◆ **Work to do**: Answer with one number only: the number of lines that include the word "chart".

================================

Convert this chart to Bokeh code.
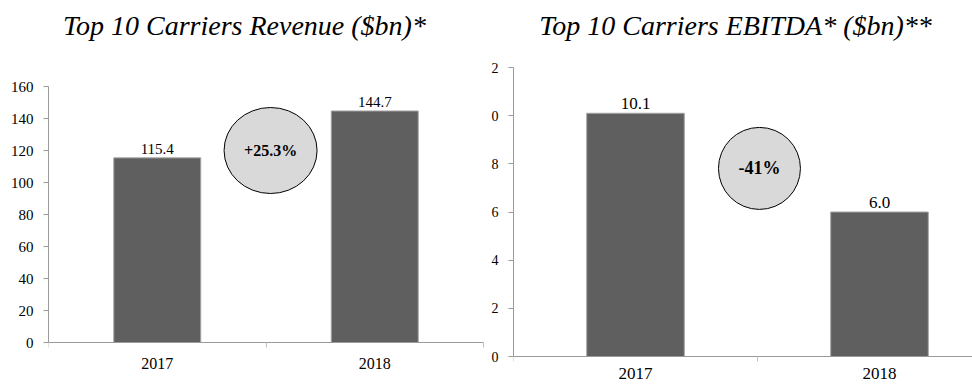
from bokeh.plotting import figure
from bokeh.layouts import row
from bokeh.models import ColumnDataSource, FixedTicker, Label, Range1d, LinearAxis
from bokeh.core.properties import value
from bokeh.embed import file_html
from bokeh.resources import INLINE

years = ["2017", "2018"]
revenue = [115.4, 144.7]
ebitda = [10.1, 6.0]
rev_ticks = [0, 20, 40, 60, 80, 100, 120, 140, 160]
ebitda_ticks = [0, 2, 4, 6, 8, 10, 12]
ebitda_tick_labels = {12: "2", 10: "0"}  # leading "1" is cut off in the picture
rev_change = "+25.3%"
ebitda_change = "-41%"
rev_title = "Top 10 Carriers Revenue ($bn)*"
ebitda_title = "Top 10 Carriers EBITDA* ($bn)**"

FONT = "Liberation Serif"
BAR = "#5f5f5f"
AXIS = "#9a9a9a"


def make_fig(cfg):
    p = figure(width=486, height=384, output_backend="svg", toolbar_location=None,
               x_range=Range1d(0, cfg["xend"]), y_range=Range1d(cfg["ystart"], cfg["yend"]),
               min_border_left=cfg["left"], min_border_right=0,
               min_border_top=0, min_border_bottom=0, x_axis_location=None)
    p.outline_line_color = None
    p.grid.grid_line_color = None
    p.background_fill_color = "white"
    p.border_fill_color = "white"
    ya = p.yaxis[0]
    ya.ticker = FixedTicker(ticks=cfg["ticks"], minor_ticks=[])
    ya.bounds = (0, cfg["ticks"][-1])
    ya.axis_line_color = AXIS
    ya.major_tick_line_color = AXIS
    ya.major_tick_out = 5
    ya.major_tick_in = 0
    ya.major_label_standoff = 10
    ya.major_label_text_font = FONT
    ya.major_label_text_font_size = cfg["tick_fs"]
    ya.major_label_text_color = "black"
    xa = LinearAxis(fixed_location=0,
                    ticker=FixedTicker(ticks=[0.5, 1.5], minor_ticks=[0, 1, 2]),
                    major_label_overrides={0.5: years[0], 1.5: years[1]})
    xa.bounds = (0, 2)
    xa.axis_line_color = AXIS
    xa.major_tick_line_color = None
    xa.major_tick_out = 0
    xa.major_tick_in = 0
    xa.minor_tick_line_color = "#c0c0c0"
    xa.minor_tick_out = 5
    xa.minor_tick_in = 0
    xa.major_label_standoff = cfg["xstand"]
    xa.major_label_text_font = FONT
    xa.major_label_text_font_size = cfg["year_fs"]
    xa.major_label_text_color = "black"
    p.add_layout(xa, "below")
    return p


def add_content(p, vals, cfg, change, title):
    xs = [i + 0.5 for i in range(len(years))]
    src = ColumnDataSource(dict(x=xs, top=vals, lab=[f"{v:.1f}" for v in vals]))
    p.vbar(x="x", top="top", width=cfg["bar_w"], source=src, fill_color=BAR,
           line_color="#a6a6a6", line_width=1)
    p.text(x="x", y="top", text="lab", source=src, text_align="center",
           text_baseline="bottom", y_offset=-4, text_font=value(FONT),
           text_font_size=cfg["val_fs"], text_color="black")
    ex, ey, ew, eh = cfg["ell"]
    p.ellipse(x=[ex], y=[ey], width=[ew], height=[eh], fill_color="#d9d9d9",
              line_color="black", line_width=1)
    p.add_layout(Label(x=ex, y=ey, text=change, text_align="center", text_baseline="middle",
                       text_font=FONT, text_font_size=cfg["bold_fs"], text_font_style="bold",
                       text_color="black"))
    tx, ty = cfg["title_pos"]
    p.add_layout(Label(x=tx, y=ty, text=title, text_align="center", text_baseline="middle",
                       text_font=FONT, text_font_size=cfg["title_fs"], text_font_style="italic",
                       text_color="black"))


# left chart: frame left at x=48, zero line at y=342, 1.6 px per unit, 217.5 px per category
left_cfg = dict(left=48, xend=438 / 217.5, ystart=-42 / 1.6, yend=342 / 1.6,
                ticks=rev_ticks, tick_fs="15px", year_fs="16px", val_fs="15px",
                bold_fs="16px", title_fs="28px", xstand=10, bar_w=0.4,
                ell=(1.021, 120, 0.4276, 53.75), title_pos=(0.901, 198.1))
# right chart: frame left at x=513, zero line at y=356, 24.083 px per unit, 244 px per category
right_cfg = dict(left=27, xend=459 / 244, ystart=-28 / 24.083, yend=356 / 24.083,
                 ticks=ebitda_ticks, tick_fs="14px", year_fs="17px", val_fs="17px",
                 bold_fs="18px", title_fs="28px", xstand=6, bar_w=0.40,
                 ell=(1.008, 7.81, 0.336, 3.405), title_pos=(0.910, 13.74))

p1 = make_fig(left_cfg)
add_content(p1, revenue, left_cfg, rev_change, rev_title)

p2 = make_fig(right_cfg)
p2.yaxis[0].major_label_overrides = ebitda_tick_labels
add_content(p2, ebitda, right_cfg, ebitda_change, ebitda_title)

layout = row(p1, p2, spacing=0)
open("out.html", "w").write(file_html(layout, INLINE))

================================

◆ **Solution to this problem**: 3